For dancers who want to break out of the usual box, Tempo Terrace leads somewhere unexpected. Flow Dynamics Dance Center sits at the corner of a strip mall that also houses a Thai restaurant and a used bookstore, and stepping inside feels like entering a different world. Their hip hop fusion program is genuinely innovative — it blends popping and locking with contemporary movement concepts in ways I haven't seen elsewhere in the state. They run a dance crew training track that has produced several crews now performing at regional festivals across the Pacific Northwest. What stands out about Flow Dynamics is their emphasis on collaboration. Students work in groups from their second week onward. No solo work, no individual showcase — everything is ensemble. That might sound limiting if you came to dance alone, but it teaches you something that solo training never can: how to listen, how to hold space for someone else, how to build something bigger than your own moves.

On Beat Boulevard, Breakout Dance Institute doesn't pretend to be anything other than what it is: a place for serious dancers. Their entrance process includes a placement session, and the advanced hip hop techniques class that runs three nights a week is as rigorous as any collegiate program I've observed. The freestyle sessions are legendary in the local scene — disciplined, structured improvisation where the rule is that you cannot repeat a single move until you've done at least thirty seconds of continuous movement. That constraint sounds cruel until you realize it forces you to actually think on your feet, not just react. Their competitive training track has a waiting list, which tells you everything about the reputation.

Pulse Parkway is where you'll find Rhythmic Edge Dance Academy, and it's the studio most people in Dexter City recommend first for beginners — especially younger ones. The atmosphere is warm, encouraging, and completely unpretentious. Classes fill up fast because word spreads quickly in a town this size, and the instructors have a gift for making technique feel achievable rather than intimidating. Their performance teams compete regionally and consistently place, but the real draw for most students is the community. The guest workshop series has brought in artists from Seattle and Sacramento, and every workshop I've heard about from former students left them buzzing for days afterward.
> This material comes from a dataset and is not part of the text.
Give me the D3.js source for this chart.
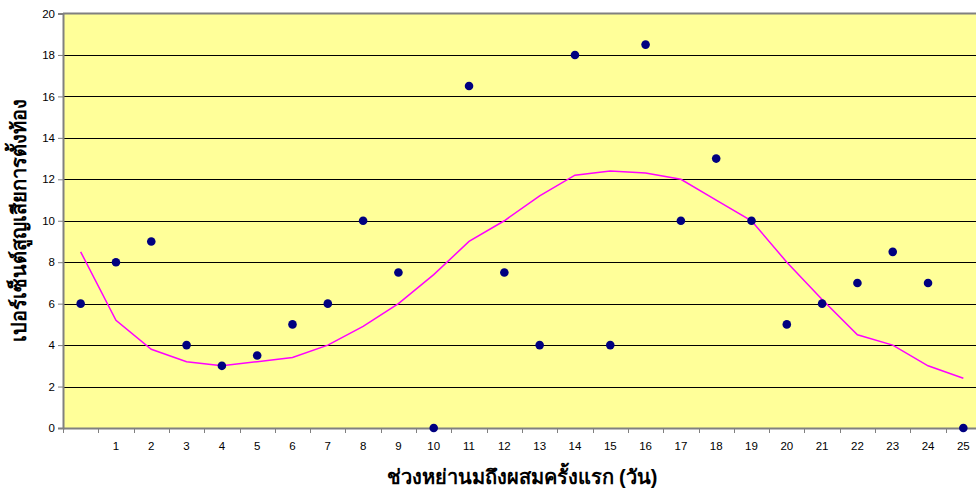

Here's the thing nobody talks about enough when they write about finding a dance school: the best one for you isn't necessarily the most famous or the most technical. It's the one that makes you want to come back. In Dexter City, you have five completely different answers to that question. Some of you will walk into a warehouse with concrete floors and feel immediately at home. Others need the chaos of a Battle Night to come alive. A few of you will find your people in an ensemble-based crew program. And some of you just need a room where nobody will make you feel silly for not knowing the name for that thing your body wants to do yet.

That's the real secret of this town. You don't have to already be good. You just have to show up, and keep showing up, and let the music do the rest.